Patria-Kaye Aarons | Companies Office nightmare
I want to publicly thank the Companies Office of Jamaica for preparing me and others out there for hell. After going through the business registration process that you put us through, we've been conditioned to face the toughest future of entrepreneurial trials and hardships.
I've made many new friends over the five occasions I was forced to visit you in the last two weeks. They include the parking attendant next door who is only too happy to take my money, other frustrated business owners whose butts have grown numb sitting in your waiting chairs, and that helpful receptionist whose answer to everything is, "It's on our website."
Readers, let me share with you my five-visit ordeal.
March 9 - Registration
I had previously registered my company as a sole trader. For several reasons, that designation no longer met my business needs and I wanted to change to a limited structure. I was given what looked like a directory to fill out, but I can read. No worries.
I arrive at Companies Office, join a line, get number A51, and sit and wait.
The countdown is slow and painful, and after nearly two hours, the speaker announces, "A50 at Counter No. 10."
Fifteen minutes later, it is still saying over and over, "A50 at Counter No. 10."
It seems as if No. 10 really wants to see Customer A50 ... and hasn't got the hint that A50 has already got through, got pissed and left, or died waiting.
Another 10 minutes and many angry customers later, the recording finally announces, "A51 at Counter No. 1."

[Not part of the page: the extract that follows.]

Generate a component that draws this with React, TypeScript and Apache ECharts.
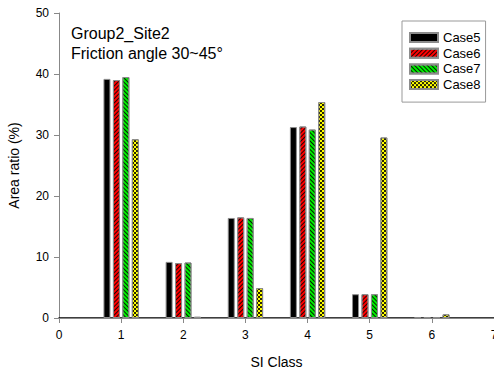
import React, { useEffect, useRef } from "react";
import * as echarts from "echarts";

const classes = [1, 2, 3, 4, 5, 6];
const case5 = [39.2, 9.2, 16.4, 31.3, 3.9, 0.1];
const case6 = [39.0, 9.0, 16.5, 31.4, 3.9, 0.1];
const case7 = [39.5, 9.1, 16.4, 30.9, 3.9, 0.1];
const case8 = [29.3, 0.2, 4.9, 35.4, 29.6, 0.6];
const seriesNames = ["Case5", "Case6", "Case7", "Case8"];
const titleLines = ["Group2_Site2", "Friction angle 30~45°"];

const FONT = "'Liberation Sans', Arial, sans-serif";

export default function App() {
  const ref = useRef<HTMLDivElement>(null);
  useEffect(() => {
    document.body.style.margin = "0";
    document.body.style.overflow = "hidden";
    if (!ref.current) return;
    const chart = echarts.init(ref.current, null, { renderer: "svg", width: 494, height: 372 });
    const values = [case5, case6, case7, case8];
    const colors = ["#000000", "#ff0000", "#00ee00", "#ffff00"];
    const decals: any[] = [
      { symbol: "none" },
      {
        symbol: "rect",
        symbolSize: 1,
        color: "rgba(0,0,0,0.85)",
        dashArrayX: [1, 0],
        dashArrayY: [1, 2],
        rotation: -Math.PI / 4,
      },
      {
        symbol: "rect",
        symbolSize: 1,
        color: "rgba(0,0,0,0.85)",
        dashArrayX: [1, 0],
        dashArrayY: [1, 2],
        rotation: Math.PI / 4,
      },
      {
        symbol: "rect",
        symbolSize: 1,
        color: "rgba(0,0,0,0.85)",
        dashArrayX: [[2, 2], [0, 2, 2, 0]],
        dashArrayY: [2, 0],
        rotation: 0,
      },
    ];
    const series = seriesNames.map((name, i) => ({
      name,
      type: "bar",
      xAxisIndex: 0,
      yAxisIndex: 0,
      barWidth: 7,
      barGap: "35%",
      data: classes.map((c, j) => [c, values[i][j]]),
      itemStyle: {
        color: colors[i],
        borderColor: "#8c8c8c",
        borderWidth: 1,
        decal: i === 0 ? undefined : decals[i],
      },
    }));
    chart.setOption({
      animation: false,
      textStyle: { fontFamily: FONT },
      title: {
        text: titleLines.join("\n"),
        left: 71,
        top: 23,
        padding: 0,
        textStyle: {
          fontFamily: FONT,
          fontSize: 16,
          fontWeight: "normal",
          color: "#000",
          lineHeight: 20,
        },
      },
      legend: {
        orient: "vertical",
        left: 402,
        top: 21,
        padding: [10, 5, 11, 7],
        itemWidth: 28,
        itemHeight: 9,
        itemGap: 2.7,
        borderColor: "#999",
        borderWidth: 1,
        icon: "rect",
        textStyle: { fontFamily: FONT, fontSize: 13, lineHeight: 12, color: "#000" },
        data: seriesNames,
      },
      grid: {
        left: 59,
        top: 13,
        right: 0,
        bottom: 54,
        containLabel: false,
        outerBoundsMode: "none",
      },
      xAxis: [
        {
          type: "value",
          min: 0,
          max: 7,
          interval: 1,
          name: "SI Class",
          nameLocation: "middle",
          nameGap: 37,
          nameTextStyle: { fontFamily: FONT, fontSize: 14, color: "#000" },
          axisLine: { show: true, onZero: false, lineStyle: { color: "#000", width: 1.5 } },
          axisTick: { show: true, length: 5, lineStyle: { color: "#888" } },
          axisLabel: { margin: 11, fontFamily: FONT, fontSize: 12, color: "#000" },
          splitLine: { show: false },
        },
        {
          type: "value",
          position: "top",
          min: 0,
          max: 7,
          interval: 1,
          axisLine: { show: true, lineStyle: { color: "#888" } },
          axisTick: { show: false },
          axisLabel: { show: false },
          splitLine: { show: false },
        },
      ],
      yAxis: {
        type: "value",
        min: 0,
        max: 50,
        interval: 10,
        name: "Area ratio (%)",
        nameLocation: "middle",
        nameGap: 38,
        nameTextStyle: { fontFamily: FONT, fontSize: 14, color: "#000" },
        axisLine: { show: true, lineStyle: { color: "#888" } },
        axisTick: { show: true, length: 5, lineStyle: { color: "#888" } },
        axisLabel: { margin: 10, fontFamily: FONT, fontSize: 12, color: "#000" },
        splitLine: { show: false },
      },
      series,
    });
    return () => chart.dispose();
  }, []);
  return <div ref={ref} style={{ width: 494, height: 372, position: "absolute", left: 0, top: 0 }} />;
}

My agent pleasantly apologises for the long delay and meticulously goes through the documents I filled out. He instructs that I return in five days to collect the certificate. I leave near closing time to the soundtrack of a Caucasian lady cursing "this backward, God-awful place". So ends Thursday.
March 10 - Paying for Express
Paying is a breeze. Funny how nobody seems to have an issue taking my money. It's Friday and I am told my certificate will be ready on Monday.
A LITTLE CRAZY
March 14 - Collection ... or so I thought
Monday was a little crazy. I never got a chance to collect the document, so Companies Office got an extra day. I join a line, this time collected a 'B-number' and go upstairs to wait.
"Sign here," I'm told. I'm handed back my application, told it was rejected, and that I have to go back downstairs, rejoin the first line, get an 'A-number' and wait for it to be called.
According to the rejection letter, the name of my company secretary doesn't match the TRN. But it does. I change nothing, but instead rewrite her name above the first, this time in script. I submit the document and leave, reminding the agent I had paid for express.
Day 4 - Actual collection day ... not!
By now, I know the drill, and I collect my 'B-number' and head straight upstairs.
Another rejection letter - for the same reason. The agent tells me I'm going to have to take an 'A-number' and wait to be called - again.
As she's giving me the instructions, she sees my face morph into Lucifer. She knows I'm about to blow. She suggests I speak to the person who rejected it.
That person let me know the first time that an 'A' in the name was illegible. This time, the name doesn't match what's in her database. She has 'Maria' but I wrote 'Maria Maria'.
I literally drew a line through the cursive Maria, and handed the document back to the receptionist. Royal waste of my time.
Day 5 - I say a prayer
Now I'm a regular. The parking lady greets me as a friend.
Upstairs, I hear a man give out, "Father, give me strength!" I can relate.
I wait for my 'B-number' to be called and approach the counter.
"This not ready yet, Miss." I contort into my gremlin again, and the scared lady behind the counter runs off to a Staff Only glass door.
As I sit, I start to canvass everyone in the hall waiting to collect a business certificate. I want to find out if my having to repeatedly come back was customary, or if smaddy obeah me. Every single person in the hall, bar one gentleman, had been previously advised to return.
One lady is an accountant. She opens companies for a living and she still can't do it right. A handsome Rastaman tells me this is his fourth trip. I think up a new business idea; selling 'I survived Companies Office' shirts to entrepreneurs. The only reason I won't is because I'll have to register it.
Finally, finally, I get my certificate.
Here's my takeaway: Starting a business should never be this onerous. People trying to create jobs and add to Jamaica's productivity deserve red-carpet treatment and a cold Red Stripe. These are the folks legitimising themselves and opening up to the taxman. The function Companies Office provides is far too important to Jamaica's growth objectives for the process to have this many hiccups.